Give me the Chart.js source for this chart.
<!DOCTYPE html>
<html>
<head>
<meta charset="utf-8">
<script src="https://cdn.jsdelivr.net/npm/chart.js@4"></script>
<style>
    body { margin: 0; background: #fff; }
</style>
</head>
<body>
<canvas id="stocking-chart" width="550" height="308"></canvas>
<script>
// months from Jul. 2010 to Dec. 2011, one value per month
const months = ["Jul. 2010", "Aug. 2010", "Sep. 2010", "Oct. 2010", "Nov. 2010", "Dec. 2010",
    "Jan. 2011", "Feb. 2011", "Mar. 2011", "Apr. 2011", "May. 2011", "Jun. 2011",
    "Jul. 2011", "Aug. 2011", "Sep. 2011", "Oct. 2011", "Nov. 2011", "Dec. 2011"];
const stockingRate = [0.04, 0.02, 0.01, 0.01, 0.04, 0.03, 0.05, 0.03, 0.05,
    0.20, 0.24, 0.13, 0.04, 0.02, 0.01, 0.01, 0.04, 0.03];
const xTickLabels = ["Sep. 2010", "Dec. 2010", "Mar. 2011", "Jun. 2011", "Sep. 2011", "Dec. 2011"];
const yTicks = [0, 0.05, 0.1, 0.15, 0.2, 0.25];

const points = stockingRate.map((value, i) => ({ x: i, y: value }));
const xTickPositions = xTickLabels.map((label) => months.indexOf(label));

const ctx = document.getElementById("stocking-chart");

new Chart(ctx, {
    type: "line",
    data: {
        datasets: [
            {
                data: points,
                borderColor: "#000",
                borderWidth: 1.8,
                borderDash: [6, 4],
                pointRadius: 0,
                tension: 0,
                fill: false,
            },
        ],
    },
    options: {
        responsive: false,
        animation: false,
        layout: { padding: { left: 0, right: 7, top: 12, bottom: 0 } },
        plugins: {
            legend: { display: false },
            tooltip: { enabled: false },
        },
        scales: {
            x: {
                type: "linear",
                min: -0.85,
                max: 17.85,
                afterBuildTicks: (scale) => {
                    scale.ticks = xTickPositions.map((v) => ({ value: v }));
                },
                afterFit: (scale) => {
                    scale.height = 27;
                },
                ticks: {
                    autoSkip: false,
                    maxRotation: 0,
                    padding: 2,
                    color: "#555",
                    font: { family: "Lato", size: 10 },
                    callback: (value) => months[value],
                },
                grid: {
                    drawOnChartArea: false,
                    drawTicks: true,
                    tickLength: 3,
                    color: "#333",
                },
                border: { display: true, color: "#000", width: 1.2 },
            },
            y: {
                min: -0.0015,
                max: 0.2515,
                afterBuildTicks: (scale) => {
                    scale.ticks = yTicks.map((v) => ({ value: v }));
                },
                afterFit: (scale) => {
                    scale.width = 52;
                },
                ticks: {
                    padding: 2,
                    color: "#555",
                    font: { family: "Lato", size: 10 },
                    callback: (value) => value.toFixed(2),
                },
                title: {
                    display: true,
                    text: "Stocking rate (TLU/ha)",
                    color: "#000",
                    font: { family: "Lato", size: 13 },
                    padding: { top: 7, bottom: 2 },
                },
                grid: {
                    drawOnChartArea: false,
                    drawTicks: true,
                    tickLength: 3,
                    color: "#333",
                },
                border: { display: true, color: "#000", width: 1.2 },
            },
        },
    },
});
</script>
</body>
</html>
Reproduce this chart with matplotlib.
━━━
### WHAT YOU HAVE TO DO
Check every line of the data, and copy the ones that contain "this".

### EXERCISE OUTPUT
Give me the Chart.js source for this chart.
Reproduce this chart with matplotlib.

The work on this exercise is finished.